EXERCISE MATERIALS.
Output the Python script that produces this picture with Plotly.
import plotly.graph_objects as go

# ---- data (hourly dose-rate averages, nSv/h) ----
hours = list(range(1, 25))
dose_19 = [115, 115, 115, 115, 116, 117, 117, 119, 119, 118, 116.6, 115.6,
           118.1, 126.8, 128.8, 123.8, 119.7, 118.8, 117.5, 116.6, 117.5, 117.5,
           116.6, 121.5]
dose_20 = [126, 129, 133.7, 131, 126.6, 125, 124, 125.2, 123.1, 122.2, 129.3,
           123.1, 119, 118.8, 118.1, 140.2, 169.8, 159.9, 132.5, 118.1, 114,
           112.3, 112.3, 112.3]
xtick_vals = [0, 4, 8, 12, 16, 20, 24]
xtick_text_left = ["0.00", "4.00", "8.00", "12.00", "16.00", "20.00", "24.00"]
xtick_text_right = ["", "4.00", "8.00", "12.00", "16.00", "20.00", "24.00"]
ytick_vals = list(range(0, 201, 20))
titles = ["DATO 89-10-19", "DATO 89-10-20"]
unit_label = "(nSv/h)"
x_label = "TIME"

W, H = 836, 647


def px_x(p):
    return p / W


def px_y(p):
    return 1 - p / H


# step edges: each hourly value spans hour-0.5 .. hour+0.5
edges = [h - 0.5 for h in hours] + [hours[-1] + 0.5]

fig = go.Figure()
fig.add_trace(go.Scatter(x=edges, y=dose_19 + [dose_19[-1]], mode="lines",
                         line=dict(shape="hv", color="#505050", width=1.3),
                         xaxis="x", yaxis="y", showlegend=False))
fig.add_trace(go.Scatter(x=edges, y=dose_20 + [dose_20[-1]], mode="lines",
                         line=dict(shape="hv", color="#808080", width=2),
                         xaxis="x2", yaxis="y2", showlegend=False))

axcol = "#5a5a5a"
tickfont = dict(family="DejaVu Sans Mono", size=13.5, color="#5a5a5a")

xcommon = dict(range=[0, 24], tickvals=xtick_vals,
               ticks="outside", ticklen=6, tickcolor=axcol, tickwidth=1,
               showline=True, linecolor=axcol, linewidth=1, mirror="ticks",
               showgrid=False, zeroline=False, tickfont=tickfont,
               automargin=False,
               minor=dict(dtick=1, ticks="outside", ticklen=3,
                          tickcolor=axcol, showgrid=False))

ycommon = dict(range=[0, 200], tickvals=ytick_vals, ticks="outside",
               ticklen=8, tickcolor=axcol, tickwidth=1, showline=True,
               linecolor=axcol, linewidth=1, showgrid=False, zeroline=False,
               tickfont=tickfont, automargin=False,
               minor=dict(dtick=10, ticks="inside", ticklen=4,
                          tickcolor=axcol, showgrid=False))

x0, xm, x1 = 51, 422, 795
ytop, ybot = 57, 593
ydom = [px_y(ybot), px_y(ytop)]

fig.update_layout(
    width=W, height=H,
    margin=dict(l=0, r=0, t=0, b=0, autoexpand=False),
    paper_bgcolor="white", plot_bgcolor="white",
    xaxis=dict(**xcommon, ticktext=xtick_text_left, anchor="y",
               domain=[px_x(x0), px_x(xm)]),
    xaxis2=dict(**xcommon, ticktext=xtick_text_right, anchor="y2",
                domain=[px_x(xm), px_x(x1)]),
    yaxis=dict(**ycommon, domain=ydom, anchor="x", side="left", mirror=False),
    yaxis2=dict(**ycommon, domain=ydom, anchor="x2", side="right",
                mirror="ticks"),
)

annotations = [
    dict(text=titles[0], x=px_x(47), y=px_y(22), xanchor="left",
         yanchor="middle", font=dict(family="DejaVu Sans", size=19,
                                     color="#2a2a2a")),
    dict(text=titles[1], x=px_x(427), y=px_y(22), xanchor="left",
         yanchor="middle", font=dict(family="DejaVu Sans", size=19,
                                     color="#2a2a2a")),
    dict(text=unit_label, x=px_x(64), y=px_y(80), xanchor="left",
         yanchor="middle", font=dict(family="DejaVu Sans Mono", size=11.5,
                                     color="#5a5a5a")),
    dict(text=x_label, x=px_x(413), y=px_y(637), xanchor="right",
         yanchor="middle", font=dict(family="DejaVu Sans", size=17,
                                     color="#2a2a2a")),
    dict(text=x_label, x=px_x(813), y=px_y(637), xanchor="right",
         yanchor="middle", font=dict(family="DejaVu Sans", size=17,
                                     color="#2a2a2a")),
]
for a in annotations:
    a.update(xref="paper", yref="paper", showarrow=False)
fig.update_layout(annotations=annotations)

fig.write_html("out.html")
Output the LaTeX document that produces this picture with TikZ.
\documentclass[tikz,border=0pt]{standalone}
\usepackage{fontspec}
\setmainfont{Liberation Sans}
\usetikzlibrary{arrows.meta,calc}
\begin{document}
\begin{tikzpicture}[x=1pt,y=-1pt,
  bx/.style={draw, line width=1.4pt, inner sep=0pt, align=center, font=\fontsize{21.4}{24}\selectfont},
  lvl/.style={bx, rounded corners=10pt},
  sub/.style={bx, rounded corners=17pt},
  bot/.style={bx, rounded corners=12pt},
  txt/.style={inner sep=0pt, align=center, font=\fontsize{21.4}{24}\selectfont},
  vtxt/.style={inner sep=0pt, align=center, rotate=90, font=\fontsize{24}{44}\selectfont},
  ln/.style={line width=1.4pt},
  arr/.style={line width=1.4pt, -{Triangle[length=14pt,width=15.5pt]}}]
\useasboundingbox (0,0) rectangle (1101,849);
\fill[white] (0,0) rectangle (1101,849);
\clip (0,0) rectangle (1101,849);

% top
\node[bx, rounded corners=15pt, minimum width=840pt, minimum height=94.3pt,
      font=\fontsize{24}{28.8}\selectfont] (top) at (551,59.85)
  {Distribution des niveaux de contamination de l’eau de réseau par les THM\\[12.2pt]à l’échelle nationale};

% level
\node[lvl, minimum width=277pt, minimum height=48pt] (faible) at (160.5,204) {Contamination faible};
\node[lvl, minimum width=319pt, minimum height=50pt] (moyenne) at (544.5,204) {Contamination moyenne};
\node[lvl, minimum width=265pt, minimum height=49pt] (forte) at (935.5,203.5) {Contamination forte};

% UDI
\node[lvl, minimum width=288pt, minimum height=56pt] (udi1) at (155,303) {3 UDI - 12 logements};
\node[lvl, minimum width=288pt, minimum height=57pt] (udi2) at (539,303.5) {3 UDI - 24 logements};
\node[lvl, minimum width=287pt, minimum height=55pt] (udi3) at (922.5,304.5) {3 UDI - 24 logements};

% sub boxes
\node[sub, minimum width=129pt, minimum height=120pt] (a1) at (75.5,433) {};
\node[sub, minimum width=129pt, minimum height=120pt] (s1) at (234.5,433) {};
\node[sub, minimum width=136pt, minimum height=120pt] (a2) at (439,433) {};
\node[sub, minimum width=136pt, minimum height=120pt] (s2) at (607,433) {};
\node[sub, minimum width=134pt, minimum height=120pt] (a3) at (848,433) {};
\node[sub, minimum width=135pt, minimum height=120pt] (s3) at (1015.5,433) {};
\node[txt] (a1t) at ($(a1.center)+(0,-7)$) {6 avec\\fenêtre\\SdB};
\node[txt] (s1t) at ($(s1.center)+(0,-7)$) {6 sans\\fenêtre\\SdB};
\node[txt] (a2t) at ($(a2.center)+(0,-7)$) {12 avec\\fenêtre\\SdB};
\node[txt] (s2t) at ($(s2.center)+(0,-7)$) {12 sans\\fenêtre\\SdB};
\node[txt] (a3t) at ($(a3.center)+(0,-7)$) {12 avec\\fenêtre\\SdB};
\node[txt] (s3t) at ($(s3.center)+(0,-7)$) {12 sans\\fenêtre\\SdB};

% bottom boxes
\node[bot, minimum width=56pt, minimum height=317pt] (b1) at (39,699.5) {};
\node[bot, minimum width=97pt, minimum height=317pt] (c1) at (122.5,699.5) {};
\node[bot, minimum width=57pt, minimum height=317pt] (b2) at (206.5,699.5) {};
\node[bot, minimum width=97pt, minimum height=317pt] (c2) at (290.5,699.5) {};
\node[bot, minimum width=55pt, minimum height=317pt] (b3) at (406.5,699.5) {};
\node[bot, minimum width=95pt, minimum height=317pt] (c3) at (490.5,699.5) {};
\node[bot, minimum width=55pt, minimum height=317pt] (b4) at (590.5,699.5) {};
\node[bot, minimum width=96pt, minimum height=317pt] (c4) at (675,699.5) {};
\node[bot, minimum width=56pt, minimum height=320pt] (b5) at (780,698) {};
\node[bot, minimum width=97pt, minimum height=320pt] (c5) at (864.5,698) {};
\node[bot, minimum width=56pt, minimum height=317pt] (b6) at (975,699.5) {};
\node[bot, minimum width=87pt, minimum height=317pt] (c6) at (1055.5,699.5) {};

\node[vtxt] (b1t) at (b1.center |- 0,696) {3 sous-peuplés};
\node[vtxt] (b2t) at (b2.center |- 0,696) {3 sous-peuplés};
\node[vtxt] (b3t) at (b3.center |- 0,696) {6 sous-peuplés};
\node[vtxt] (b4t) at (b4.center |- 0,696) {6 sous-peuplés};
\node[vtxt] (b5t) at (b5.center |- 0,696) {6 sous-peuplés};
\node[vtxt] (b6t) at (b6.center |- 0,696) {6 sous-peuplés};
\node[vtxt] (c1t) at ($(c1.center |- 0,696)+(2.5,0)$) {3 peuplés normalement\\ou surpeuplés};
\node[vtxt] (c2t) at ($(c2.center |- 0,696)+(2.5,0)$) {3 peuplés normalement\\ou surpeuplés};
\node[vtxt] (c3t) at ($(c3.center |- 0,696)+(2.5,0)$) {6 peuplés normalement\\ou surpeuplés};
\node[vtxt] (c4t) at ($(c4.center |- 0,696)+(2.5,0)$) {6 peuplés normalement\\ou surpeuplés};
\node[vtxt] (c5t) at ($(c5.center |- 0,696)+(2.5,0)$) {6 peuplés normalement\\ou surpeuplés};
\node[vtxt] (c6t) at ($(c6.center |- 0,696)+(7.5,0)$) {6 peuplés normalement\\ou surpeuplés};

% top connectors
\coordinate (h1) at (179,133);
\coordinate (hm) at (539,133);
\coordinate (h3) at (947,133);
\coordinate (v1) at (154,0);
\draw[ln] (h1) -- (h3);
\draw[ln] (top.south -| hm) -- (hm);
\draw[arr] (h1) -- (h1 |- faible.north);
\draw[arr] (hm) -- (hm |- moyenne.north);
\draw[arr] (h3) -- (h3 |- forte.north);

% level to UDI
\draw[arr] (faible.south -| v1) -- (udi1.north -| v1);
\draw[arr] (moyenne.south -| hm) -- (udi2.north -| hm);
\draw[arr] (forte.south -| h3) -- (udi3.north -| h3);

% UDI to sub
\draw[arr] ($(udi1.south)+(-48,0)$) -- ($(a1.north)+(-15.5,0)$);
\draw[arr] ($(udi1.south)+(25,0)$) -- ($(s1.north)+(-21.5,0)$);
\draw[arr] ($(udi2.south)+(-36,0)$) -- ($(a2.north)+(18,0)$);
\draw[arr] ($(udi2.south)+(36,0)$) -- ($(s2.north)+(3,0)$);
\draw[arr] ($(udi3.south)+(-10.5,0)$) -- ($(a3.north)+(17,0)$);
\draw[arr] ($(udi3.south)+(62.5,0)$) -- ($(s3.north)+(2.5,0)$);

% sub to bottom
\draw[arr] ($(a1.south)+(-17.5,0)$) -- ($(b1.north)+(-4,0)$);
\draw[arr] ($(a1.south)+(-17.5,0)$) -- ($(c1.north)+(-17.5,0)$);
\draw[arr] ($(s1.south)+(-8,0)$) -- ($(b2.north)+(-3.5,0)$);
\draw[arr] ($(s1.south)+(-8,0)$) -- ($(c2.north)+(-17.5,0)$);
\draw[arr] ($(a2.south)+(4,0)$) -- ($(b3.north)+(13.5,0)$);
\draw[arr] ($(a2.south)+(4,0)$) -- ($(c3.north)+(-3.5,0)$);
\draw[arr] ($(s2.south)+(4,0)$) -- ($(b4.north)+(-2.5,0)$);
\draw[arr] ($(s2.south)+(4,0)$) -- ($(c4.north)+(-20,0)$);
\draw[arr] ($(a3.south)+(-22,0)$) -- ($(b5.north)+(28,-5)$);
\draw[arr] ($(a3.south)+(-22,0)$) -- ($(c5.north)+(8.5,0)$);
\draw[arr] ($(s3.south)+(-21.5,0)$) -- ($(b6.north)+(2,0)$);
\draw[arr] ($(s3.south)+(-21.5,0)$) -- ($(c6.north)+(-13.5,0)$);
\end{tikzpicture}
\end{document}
---
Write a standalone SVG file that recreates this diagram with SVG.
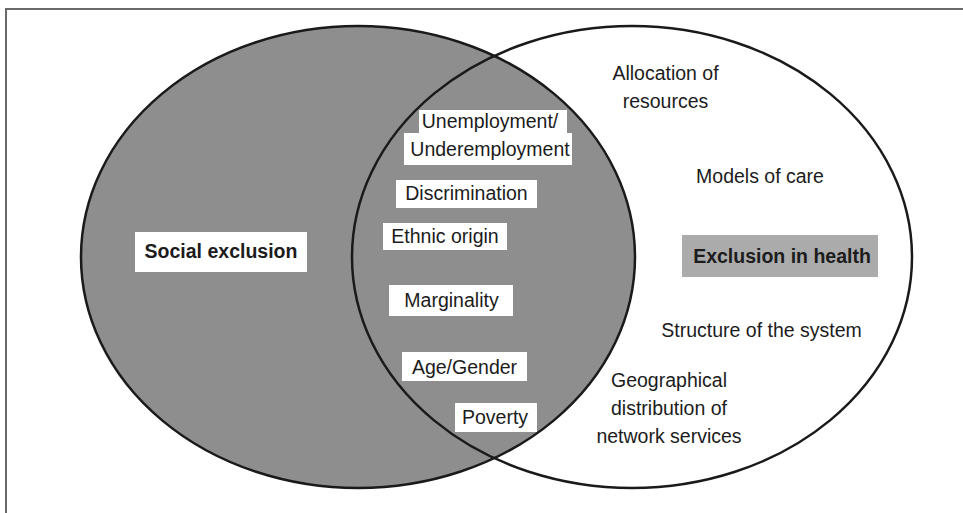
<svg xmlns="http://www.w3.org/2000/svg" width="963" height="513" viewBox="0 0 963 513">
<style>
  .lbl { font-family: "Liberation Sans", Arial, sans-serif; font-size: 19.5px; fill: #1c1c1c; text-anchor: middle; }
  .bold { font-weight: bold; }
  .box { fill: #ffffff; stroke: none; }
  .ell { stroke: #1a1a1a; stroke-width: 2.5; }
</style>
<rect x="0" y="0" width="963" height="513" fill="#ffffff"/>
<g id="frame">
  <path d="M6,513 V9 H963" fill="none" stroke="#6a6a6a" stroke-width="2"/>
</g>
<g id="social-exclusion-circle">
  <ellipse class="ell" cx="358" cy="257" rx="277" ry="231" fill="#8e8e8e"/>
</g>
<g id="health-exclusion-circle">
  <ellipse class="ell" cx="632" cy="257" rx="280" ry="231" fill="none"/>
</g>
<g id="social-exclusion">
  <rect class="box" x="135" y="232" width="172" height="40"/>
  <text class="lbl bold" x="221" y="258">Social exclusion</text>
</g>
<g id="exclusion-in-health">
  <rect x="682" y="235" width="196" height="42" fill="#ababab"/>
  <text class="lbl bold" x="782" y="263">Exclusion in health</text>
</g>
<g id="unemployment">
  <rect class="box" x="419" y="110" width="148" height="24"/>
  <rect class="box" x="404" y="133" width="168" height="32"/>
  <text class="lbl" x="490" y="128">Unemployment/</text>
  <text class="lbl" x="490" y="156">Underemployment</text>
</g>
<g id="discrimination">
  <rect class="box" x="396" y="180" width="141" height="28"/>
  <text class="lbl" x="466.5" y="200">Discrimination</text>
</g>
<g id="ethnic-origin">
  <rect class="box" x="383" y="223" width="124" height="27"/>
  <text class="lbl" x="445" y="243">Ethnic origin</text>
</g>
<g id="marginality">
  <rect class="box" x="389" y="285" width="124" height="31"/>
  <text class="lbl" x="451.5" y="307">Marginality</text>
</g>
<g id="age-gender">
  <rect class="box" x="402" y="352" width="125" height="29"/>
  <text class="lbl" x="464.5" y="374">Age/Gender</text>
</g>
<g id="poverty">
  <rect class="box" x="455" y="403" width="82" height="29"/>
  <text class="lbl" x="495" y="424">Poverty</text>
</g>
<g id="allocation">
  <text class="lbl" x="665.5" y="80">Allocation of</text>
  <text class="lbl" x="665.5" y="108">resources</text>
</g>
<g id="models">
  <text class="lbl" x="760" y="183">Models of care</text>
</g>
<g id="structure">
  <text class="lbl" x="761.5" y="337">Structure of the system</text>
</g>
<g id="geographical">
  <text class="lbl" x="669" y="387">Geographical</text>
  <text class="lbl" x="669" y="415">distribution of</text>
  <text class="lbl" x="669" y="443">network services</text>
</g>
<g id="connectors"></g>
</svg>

WHAT TO PRODUCE. Print exactly the run of lines that starts at the line with "Output the Python" and ends at the line with "edges = [h - 0.5". Leave out every other line.

SOLUTION FOR THIS PROBLEM.
Output the Python script that produces this picture with Plotly.
import plotly.graph_objects as go

# ---- data (hourly dose-rate averages, nSv/h) ----
hours = list(range(1, 25))
dose_19 = [115, 115, 115, 115, 116, 117, 117, 119, 119, 118, 116.6, 115.6,
           118.1, 126.8, 128.8, 123.8, 119.7, 118.8, 117.5, 116.6, 117.5, 117.5,
           116.6, 121.5]
dose_20 = [126, 129, 133.7, 131, 126.6, 125, 124, 125.2, 123.1, 122.2, 129.3,
           123.1, 119, 118.8, 118.1, 140.2, 169.8, 159.9, 132.5, 118.1, 114,
           112.3, 112.3, 112.3]
xtick_vals = [0, 4, 8, 12, 16, 20, 24]
xtick_text_left = ["0.00", "4.00", "8.00", "12.00", "16.00", "20.00", "24.00"]
xtick_text_right = ["", "4.00", "8.00", "12.00", "16.00", "20.00", "24.00"]
ytick_vals = list(range(0, 201, 20))
titles = ["DATO 89-10-19", "DATO 89-10-20"]
unit_label = "(nSv/h)"
x_label = "TIME"

W, H = 836, 647


def px_x(p):
    return p / W


def px_y(p):
    return 1 - p / H


# step edges: each hourly value spans hour-0.5 .. hour+0.5
edges = [h - 0.5 for h in hours] + [hours[-1] + 0.5]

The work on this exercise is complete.